## START Given data

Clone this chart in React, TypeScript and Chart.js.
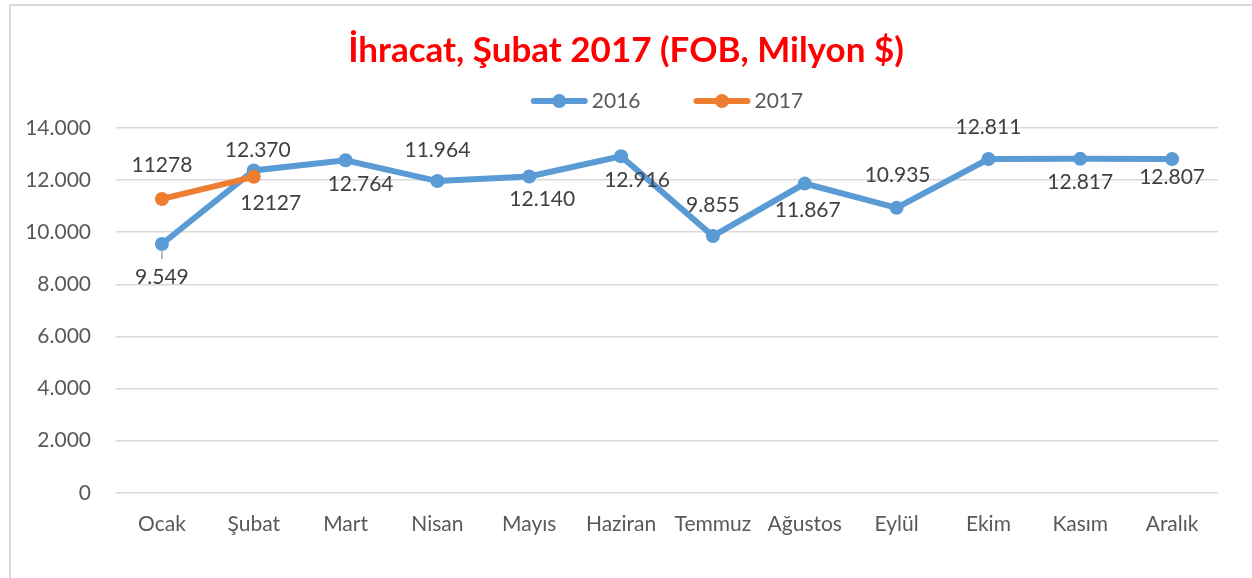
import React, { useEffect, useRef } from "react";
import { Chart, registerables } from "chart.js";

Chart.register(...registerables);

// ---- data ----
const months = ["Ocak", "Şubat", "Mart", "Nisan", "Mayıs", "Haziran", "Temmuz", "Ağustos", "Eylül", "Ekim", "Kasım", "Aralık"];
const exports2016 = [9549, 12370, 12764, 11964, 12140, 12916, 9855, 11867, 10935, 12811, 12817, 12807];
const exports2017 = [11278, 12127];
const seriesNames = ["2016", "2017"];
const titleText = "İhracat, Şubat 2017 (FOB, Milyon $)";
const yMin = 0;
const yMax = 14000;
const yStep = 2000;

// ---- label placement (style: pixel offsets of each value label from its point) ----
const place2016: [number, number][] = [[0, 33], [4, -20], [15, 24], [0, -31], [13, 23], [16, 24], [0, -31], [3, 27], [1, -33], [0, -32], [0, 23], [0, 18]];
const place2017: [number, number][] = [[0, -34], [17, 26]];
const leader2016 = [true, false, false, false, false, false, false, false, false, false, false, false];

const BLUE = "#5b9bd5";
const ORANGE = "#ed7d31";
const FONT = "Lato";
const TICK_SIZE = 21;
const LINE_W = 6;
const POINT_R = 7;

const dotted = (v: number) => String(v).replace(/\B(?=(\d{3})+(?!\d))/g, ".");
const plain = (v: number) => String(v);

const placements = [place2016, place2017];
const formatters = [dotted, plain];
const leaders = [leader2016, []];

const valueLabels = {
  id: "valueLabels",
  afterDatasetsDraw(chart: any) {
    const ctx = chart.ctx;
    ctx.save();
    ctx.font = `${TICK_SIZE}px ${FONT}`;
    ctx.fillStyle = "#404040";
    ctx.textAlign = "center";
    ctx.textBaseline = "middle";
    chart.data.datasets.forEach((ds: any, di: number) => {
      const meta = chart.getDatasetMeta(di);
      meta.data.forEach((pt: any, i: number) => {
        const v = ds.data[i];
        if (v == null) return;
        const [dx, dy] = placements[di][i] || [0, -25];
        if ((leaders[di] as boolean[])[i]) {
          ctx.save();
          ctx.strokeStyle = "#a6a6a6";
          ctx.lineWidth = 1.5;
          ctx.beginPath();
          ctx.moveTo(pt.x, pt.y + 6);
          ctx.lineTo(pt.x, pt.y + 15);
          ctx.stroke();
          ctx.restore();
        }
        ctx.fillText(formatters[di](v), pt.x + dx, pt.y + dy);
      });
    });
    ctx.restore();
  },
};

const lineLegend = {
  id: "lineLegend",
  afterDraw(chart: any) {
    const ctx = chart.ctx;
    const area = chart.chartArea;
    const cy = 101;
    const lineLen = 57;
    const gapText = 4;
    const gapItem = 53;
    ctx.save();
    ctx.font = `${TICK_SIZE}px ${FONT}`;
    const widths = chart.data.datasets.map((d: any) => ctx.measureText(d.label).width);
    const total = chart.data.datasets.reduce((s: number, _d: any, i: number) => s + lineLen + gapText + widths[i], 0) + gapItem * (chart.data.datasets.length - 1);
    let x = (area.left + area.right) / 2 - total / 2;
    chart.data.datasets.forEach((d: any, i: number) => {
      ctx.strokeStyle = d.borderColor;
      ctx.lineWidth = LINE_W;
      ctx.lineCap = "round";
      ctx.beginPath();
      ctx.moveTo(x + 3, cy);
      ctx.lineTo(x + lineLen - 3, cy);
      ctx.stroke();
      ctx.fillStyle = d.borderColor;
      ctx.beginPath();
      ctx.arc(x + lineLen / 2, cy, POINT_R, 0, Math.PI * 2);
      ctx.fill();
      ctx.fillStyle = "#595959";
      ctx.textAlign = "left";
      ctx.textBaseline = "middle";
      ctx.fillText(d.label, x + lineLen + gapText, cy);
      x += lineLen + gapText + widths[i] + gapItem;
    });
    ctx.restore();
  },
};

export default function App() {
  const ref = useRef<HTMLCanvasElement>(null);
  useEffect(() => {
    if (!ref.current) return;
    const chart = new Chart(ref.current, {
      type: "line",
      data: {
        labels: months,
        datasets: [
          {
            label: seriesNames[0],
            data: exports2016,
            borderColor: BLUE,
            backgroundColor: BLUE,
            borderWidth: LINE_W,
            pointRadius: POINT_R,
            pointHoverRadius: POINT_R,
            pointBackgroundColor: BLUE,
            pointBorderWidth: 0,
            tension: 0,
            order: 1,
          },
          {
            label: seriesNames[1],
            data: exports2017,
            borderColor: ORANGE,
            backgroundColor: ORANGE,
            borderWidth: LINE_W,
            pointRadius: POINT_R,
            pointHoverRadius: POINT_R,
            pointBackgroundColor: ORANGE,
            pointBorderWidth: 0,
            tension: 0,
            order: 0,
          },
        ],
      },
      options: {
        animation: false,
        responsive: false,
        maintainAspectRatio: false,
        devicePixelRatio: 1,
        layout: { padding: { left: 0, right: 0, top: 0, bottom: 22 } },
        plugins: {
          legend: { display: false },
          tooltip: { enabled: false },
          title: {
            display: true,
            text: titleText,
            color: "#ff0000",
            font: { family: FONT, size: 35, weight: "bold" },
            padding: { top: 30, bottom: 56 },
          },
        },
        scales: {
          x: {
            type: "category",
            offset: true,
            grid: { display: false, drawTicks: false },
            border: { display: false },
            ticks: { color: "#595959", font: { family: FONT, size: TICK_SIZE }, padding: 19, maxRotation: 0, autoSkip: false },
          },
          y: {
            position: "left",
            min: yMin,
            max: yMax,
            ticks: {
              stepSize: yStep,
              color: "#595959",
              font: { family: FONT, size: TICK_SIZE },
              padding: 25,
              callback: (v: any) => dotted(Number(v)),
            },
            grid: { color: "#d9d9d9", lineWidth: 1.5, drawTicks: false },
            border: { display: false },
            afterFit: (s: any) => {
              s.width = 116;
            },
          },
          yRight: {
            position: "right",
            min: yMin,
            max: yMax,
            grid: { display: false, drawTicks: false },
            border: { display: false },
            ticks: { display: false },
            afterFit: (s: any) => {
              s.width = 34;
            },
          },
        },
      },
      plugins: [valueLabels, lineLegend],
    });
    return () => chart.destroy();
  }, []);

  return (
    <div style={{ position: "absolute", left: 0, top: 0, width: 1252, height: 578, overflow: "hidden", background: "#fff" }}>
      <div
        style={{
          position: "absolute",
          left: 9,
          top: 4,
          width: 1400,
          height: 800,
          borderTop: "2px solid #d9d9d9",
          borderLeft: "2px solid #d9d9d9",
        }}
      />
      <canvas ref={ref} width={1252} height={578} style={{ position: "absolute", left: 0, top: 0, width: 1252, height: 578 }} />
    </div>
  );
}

## END Given data

Work to complete: Skip every picture and transcribe the data above exactly.

Task result:
Clone this chart in React, TypeScript and Chart.js.
import React, { useEffect, useRef } from "react";
import { Chart, registerables } from "chart.js";

Chart.register(...registerables);

// ---- data ----
const months = ["Ocak", "Şubat", "Mart", "Nisan", "Mayıs", "Haziran", "Temmuz", "Ağustos", "Eylül", "Ekim", "Kasım", "Aralık"];
const exports2016 = [9549, 12370, 12764, 11964, 12140, 12916, 9855, 11867, 10935, 12811, 12817, 12807];
const exports2017 = [11278, 12127];
const seriesNames = ["2016", "2017"];
const titleText = "İhracat, Şubat 2017 (FOB, Milyon $)";
const yMin = 0;
const yMax = 14000;
const yStep = 2000;

// ---- label placement (style: pixel offsets of each value label from its point) ----
const place2016: [number, number][] = [[0, 33], [4, -20], [15, 24], [0, -31], [13, 23], [16, 24], [0, -31], [3, 27], [1, -33], [0, -32], [0, 23], [0, 18]];
const place2017: [number, number][] = [[0, -34], [17, 26]];
const leader2016 = [true, false, false, false, false, false, false, false, false, false, false, false];

const BLUE = "#5b9bd5";
const ORANGE = "#ed7d31";
const FONT = "Lato";
const TICK_SIZE = 21;
const LINE_W = 6;
const POINT_R = 7;

const dotted = (v: number) => String(v).replace(/\B(?=(\d{3})+(?!\d))/g, ".");
const plain = (v: number) => String(v);

const placements = [place2016, place2017];
const formatters = [dotted, plain];
const leaders = [leader2016, []];

const valueLabels = {
  id: "valueLabels",
  afterDatasetsDraw(chart: any) {
    const ctx = chart.ctx;
    ctx.save();
    ctx.font = `${TICK_SIZE}px ${FONT}`;
    ctx.fillStyle = "#404040";
    ctx.textAlign = "center";
    ctx.textBaseline = "middle";
    chart.data.datasets.forEach((ds: any, di: number) => {
      const meta = chart.getDatasetMeta(di);
      meta.data.forEach((pt: any, i: number) => {
        const v = ds.data[i];
        if (v == null) return;
        const [dx, dy] = placements[di][i] || [0, -25];
        if ((leaders[di] as boolean[])[i]) {
          ctx.save();
          ctx.strokeStyle = "#a6a6a6";
          ctx.lineWidth = 1.5;
          ctx.beginPath();
          ctx.moveTo(pt.x, pt.y + 6);
          ctx.lineTo(pt.x, pt.y + 15);
          ctx.stroke();
          ctx.restore();
        }
        ctx.fillText(formatters[di](v), pt.x + dx, pt.y + dy);
      });
    });
    ctx.restore();
  },
};

const lineLegend = {
  id: "lineLegend",
  afterDraw(chart: any) {
    const ctx = chart.ctx;
    const area = chart.chartArea;
    const cy = 101;
    const lineLen = 57;
    const gapText = 4;
    const gapItem = 53;
    ctx.save();
    ctx.font = `${TICK_SIZE}px ${FONT}`;
    const widths = chart.data.datasets.map((d: any) => ctx.measureText(d.label).width);
    const total = chart.data.datasets.reduce((s: number, _d: any, i: number) => s + lineLen + gapText + widths[i], 0) + gapItem * (chart.data.datasets.length - 1);
    let x = (area.left + area.right) / 2 - total / 2;
    chart.data.datasets.forEach((d: any, i: number) => {
      ctx.strokeStyle = d.borderColor;
      ctx.lineWidth = LINE_W;
      ctx.lineCap = "round";
      ctx.beginPath();
      ctx.moveTo(x + 3, cy);
      ctx.lineTo(x + lineLen - 3, cy);
      ctx.stroke();
      ctx.fillStyle = d.borderColor;
      ctx.beginPath();
      ctx.arc(x + lineLen / 2, cy, POINT_R, 0, Math.PI * 2);
      ctx.fill();
      ctx.fillStyle = "#595959";
      ctx.textAlign = "left";
      ctx.textBaseline = "middle";
      ctx.fillText(d.label, x + lineLen + gapText, cy);
      x += lineLen + gapText + widths[i] + gapItem;
    });
    ctx.restore();
  },
};

export default function App() {
  const ref = useRef<HTMLCanvasElement>(null);
  useEffect(() => {
    if (!ref.current) return;
    const chart = new Chart(ref.current, {
      type: "line",
      data: {
        labels: months,
        datasets: [
          {
            label: seriesNames[0],
            data: exports2016,
            borderColor: BLUE,
            backgroundColor: BLUE,
            borderWidth: LINE_W,
            pointRadius: POINT_R,
            pointHoverRadius: POINT_R,
            pointBackgroundColor: BLUE,
            pointBorderWidth: 0,
            tension: 0,
            order: 1,
          },
          {
            label: seriesNames[1],
            data: exports2017,
            borderColor: ORANGE,
            backgroundColor: ORANGE,
            borderWidth: LINE_W,
            pointRadius: POINT_R,
            pointHoverRadius: POINT_R,
            pointBackgroundColor: ORANGE,
            pointBorderWidth: 0,
            tension: 0,
            order: 0,
          },
        ],
      },
      options: {
        animation: false,
        responsive: false,
        maintainAspectRatio: false,
        devicePixelRatio: 1,
        layout: { padding: { left: 0, right: 0, top: 0, bottom: 22 } },
        plugins: {
          legend: { display: false },
          tooltip: { enabled: false },
          title: {
            display: true,
            text: titleText,
            color: "#ff0000",
            font: { family: FONT, size: 35, weight: "bold" },
            padding: { top: 30, bottom: 56 },
          },
        },
        scales: {
          x: {
            type: "category",
            offset: true,
            grid: { display: false, drawTicks: false },
            border: { display: false },
            ticks: { color: "#595959", font: { family: FONT, size: TICK_SIZE }, padding: 19, maxRotation: 0, autoSkip: false },
          },
          y: {
            position: "left",
            min: yMin,
            max: yMax,
            ticks: {
              stepSize: yStep,
              color: "#595959",
              font: { family: FONT, size: TICK_SIZE },
              padding: 25,
              callback: (v: any) => dotted(Number(v)),
            },
            grid: { color: "#d9d9d9", lineWidth: 1.5, drawTicks: false },
            border: { display: false },
            afterFit: (s: any) => {
              s.width = 116;
            },
          },
          yRight: {
            position: "right",
            min: yMin,
            max: yMax,
            grid: { display: false, drawTicks: false },
            border: { display: false },
            ticks: { display: false },
            afterFit: (s: any) => {
              s.width = 34;
            },
          },
        },
      },
      plugins: [valueLabels, lineLegend],
    });
    return () => chart.destroy();
  }, []);

  return (
    <div style={{ position: "absolute", left: 0, top: 0, width: 1252, height: 578, overflow: "hidden", background: "#fff" }}>
      <div
        style={{
          position: "absolute",
          left: 9,
          top: 4,
          width: 1400,
          height: 800,
          borderTop: "2px solid #d9d9d9",
          borderLeft: "2px solid #d9d9d9",
        }}
      />
      <canvas ref={ref} width={1252} height={578} style={{ position: "absolute", left: 0, top: 0, width: 1252, height: 578 }} />
    </div>
  );
}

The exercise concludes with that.